Problem details>
Make an exact copy, from the records below, of the lines from the line containing "Recreate this image" to the line containing "Arial, Helvetica, sans-serif';", both lines included, excluding pictures.

-------- Input data --------

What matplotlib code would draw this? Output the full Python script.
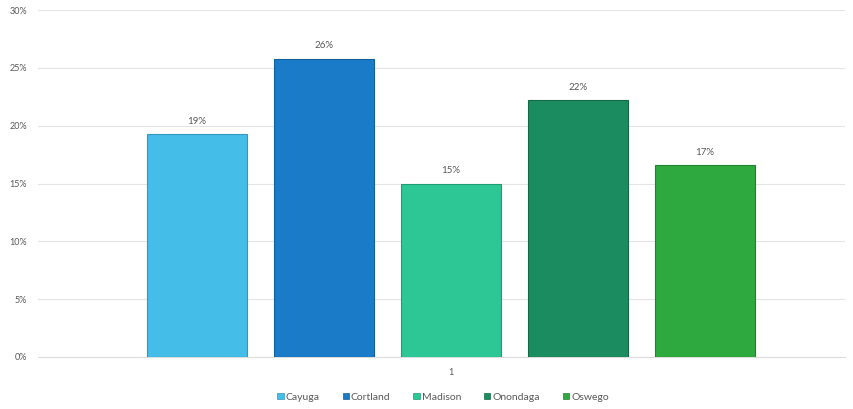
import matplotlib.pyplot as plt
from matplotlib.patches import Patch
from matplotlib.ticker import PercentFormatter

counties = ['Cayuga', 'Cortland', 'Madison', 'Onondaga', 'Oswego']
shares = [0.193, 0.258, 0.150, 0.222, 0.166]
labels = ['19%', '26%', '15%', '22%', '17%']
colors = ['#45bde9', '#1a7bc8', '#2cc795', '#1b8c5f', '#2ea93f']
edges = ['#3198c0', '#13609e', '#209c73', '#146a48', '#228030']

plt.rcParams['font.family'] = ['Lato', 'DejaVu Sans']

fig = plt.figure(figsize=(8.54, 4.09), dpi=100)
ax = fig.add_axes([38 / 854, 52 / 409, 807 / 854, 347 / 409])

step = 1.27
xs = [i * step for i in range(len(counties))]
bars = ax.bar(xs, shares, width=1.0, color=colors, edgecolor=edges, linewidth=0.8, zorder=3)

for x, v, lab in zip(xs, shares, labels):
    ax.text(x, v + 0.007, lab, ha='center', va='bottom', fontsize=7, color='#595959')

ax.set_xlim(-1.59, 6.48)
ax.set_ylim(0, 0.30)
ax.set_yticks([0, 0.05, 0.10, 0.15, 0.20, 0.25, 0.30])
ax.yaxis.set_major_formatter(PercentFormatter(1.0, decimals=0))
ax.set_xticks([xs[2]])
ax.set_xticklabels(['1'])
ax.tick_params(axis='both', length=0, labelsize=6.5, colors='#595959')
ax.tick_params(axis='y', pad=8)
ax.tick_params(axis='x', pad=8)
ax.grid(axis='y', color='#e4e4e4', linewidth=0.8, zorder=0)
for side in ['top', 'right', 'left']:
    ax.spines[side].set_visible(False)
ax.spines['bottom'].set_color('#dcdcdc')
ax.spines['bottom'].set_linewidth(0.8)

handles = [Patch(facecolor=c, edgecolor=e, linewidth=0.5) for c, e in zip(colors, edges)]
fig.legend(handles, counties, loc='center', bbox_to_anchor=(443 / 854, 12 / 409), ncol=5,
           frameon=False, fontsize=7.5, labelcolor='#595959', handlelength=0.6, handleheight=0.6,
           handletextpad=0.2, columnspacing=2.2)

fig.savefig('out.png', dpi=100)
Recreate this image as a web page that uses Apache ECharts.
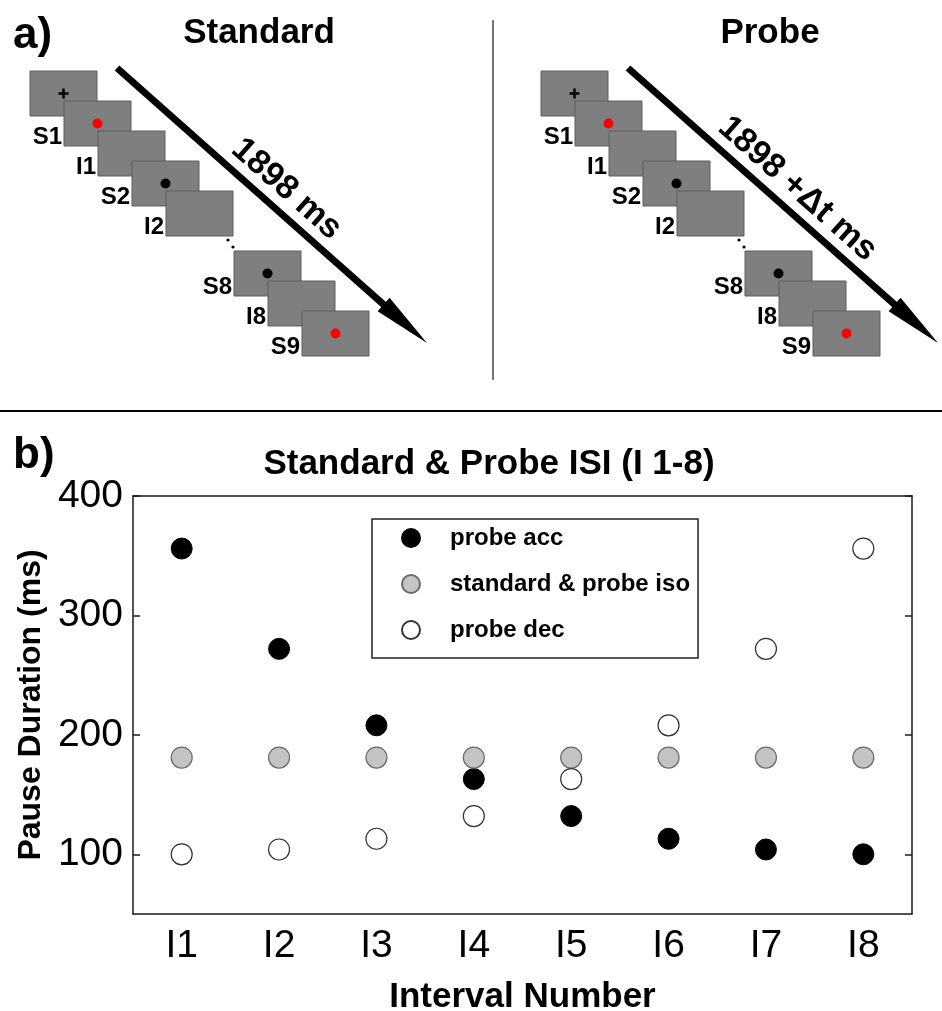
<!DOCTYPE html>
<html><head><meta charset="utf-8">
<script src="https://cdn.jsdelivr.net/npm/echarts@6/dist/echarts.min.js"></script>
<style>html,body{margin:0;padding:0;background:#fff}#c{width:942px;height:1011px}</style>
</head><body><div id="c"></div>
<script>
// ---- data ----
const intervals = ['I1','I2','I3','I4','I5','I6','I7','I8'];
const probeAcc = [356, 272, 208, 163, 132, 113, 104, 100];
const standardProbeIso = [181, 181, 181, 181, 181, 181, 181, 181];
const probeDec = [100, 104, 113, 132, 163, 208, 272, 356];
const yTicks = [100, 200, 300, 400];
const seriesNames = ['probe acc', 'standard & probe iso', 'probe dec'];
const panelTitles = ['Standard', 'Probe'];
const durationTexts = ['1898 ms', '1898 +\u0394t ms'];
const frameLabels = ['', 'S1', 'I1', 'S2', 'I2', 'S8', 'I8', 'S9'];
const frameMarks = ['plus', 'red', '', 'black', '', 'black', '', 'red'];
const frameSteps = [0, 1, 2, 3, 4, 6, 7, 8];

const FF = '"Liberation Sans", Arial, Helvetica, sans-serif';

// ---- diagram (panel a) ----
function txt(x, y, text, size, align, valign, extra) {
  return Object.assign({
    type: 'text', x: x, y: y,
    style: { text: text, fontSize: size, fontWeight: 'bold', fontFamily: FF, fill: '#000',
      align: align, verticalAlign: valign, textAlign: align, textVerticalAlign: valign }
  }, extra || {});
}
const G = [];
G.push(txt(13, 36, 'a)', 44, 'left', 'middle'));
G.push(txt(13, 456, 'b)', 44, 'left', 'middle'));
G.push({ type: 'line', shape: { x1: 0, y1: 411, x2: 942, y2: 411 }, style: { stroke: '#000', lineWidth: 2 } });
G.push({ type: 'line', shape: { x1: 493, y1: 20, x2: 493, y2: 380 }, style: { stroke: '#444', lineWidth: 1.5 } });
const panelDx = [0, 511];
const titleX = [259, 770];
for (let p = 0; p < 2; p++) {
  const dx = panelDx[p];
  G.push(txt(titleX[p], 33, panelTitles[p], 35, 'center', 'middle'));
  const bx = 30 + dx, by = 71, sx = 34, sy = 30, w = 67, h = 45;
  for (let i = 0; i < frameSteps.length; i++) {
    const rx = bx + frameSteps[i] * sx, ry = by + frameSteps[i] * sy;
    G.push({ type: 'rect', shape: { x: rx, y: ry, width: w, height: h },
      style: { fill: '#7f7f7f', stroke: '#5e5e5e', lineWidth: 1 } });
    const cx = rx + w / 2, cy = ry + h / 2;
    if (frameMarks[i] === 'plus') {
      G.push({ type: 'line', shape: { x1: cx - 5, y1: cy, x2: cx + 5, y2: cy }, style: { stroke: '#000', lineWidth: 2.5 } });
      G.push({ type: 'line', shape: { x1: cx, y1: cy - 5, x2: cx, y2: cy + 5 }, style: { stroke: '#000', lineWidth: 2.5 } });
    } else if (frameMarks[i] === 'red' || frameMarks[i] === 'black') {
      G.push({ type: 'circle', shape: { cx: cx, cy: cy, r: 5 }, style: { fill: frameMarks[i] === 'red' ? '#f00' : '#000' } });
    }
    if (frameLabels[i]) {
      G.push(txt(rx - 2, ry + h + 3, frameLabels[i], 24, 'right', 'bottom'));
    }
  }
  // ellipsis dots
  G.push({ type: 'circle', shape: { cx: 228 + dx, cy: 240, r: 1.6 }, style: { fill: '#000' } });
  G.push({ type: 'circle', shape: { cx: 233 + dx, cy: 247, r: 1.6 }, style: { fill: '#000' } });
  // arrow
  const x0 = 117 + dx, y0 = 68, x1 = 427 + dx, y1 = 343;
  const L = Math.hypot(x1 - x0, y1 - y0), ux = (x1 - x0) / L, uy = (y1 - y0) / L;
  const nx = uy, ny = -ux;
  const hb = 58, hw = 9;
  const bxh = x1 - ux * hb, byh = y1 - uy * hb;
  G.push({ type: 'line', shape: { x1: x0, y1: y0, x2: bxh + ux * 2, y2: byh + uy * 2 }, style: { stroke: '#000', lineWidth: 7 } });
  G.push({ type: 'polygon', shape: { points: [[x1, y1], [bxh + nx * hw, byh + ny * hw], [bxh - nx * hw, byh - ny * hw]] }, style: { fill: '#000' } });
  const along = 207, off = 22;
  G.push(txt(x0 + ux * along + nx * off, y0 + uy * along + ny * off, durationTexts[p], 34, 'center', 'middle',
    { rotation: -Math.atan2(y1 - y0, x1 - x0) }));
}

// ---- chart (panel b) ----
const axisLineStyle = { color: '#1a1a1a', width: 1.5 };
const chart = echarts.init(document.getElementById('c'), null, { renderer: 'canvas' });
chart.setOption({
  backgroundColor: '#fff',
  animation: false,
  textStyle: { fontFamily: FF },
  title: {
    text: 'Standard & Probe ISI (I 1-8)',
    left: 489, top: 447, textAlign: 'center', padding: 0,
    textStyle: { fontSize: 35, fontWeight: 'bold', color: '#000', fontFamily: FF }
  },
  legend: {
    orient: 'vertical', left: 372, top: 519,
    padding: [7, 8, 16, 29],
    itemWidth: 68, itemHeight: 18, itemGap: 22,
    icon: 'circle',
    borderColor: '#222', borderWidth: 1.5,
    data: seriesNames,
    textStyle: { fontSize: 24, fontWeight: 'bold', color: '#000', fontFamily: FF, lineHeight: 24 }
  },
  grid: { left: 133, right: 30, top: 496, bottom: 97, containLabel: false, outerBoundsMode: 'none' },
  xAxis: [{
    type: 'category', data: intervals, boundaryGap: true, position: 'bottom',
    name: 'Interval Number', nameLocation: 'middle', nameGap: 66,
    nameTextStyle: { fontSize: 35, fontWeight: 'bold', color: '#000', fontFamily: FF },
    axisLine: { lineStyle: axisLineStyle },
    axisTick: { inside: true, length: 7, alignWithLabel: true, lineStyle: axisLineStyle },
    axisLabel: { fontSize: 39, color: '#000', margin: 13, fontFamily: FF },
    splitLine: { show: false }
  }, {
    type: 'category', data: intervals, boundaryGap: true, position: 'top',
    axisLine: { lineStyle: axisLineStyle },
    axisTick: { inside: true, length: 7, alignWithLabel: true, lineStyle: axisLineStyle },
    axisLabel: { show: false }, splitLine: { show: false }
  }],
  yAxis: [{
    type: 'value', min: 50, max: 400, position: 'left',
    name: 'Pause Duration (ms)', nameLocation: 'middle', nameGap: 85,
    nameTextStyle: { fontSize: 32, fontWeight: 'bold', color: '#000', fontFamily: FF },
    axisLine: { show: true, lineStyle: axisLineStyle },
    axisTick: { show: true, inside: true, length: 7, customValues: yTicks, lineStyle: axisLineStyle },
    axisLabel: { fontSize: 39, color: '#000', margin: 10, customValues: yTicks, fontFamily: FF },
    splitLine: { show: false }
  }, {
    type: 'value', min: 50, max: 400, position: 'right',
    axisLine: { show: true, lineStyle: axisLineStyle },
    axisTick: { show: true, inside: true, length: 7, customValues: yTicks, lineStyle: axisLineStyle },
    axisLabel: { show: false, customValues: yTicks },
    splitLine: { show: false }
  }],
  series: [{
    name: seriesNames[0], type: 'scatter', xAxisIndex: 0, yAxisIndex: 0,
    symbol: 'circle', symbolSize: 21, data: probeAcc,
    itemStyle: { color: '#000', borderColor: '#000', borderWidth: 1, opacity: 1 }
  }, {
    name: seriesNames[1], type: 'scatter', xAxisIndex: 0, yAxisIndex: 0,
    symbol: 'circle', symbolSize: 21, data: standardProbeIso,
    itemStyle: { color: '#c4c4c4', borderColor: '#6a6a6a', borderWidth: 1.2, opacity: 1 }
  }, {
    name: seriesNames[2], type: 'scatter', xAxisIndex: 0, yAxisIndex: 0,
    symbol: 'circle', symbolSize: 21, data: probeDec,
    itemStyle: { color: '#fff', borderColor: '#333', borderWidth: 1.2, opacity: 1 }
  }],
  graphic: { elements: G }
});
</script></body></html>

--------

Reply to the task>
Recreate this image as a web page that uses Apache ECharts.
<!DOCTYPE html>
<html><head><meta charset="utf-8">
<script src="https://cdn.jsdelivr.net/npm/echarts@6/dist/echarts.min.js"></script>
<style>html,body{margin:0;padding:0;background:#fff}#c{width:942px;height:1011px}</style>
</head><body><div id="c"></div>
<script>
// ---- data ----
const intervals = ['I1','I2','I3','I4','I5','I6','I7','I8'];
const probeAcc = [356, 272, 208, 163, 132, 113, 104, 100];
const standardProbeIso = [181, 181, 181, 181, 181, 181, 181, 181];
const probeDec = [100, 104, 113, 132, 163, 208, 272, 356];
const yTicks = [100, 200, 300, 400];
const seriesNames = ['probe acc', 'standard & probe iso', 'probe dec'];
const panelTitles = ['Standard', 'Probe'];
const durationTexts = ['1898 ms', '1898 +\u0394t ms'];
const frameLabels = ['', 'S1', 'I1', 'S2', 'I2', 'S8', 'I8', 'S9'];
const frameMarks = ['plus', 'red', '', 'black', '', 'black', '', 'red'];
const frameSteps = [0, 1, 2, 3, 4, 6, 7, 8];

const FF = '"Liberation Sans", Arial, Helvetica, sans-serif';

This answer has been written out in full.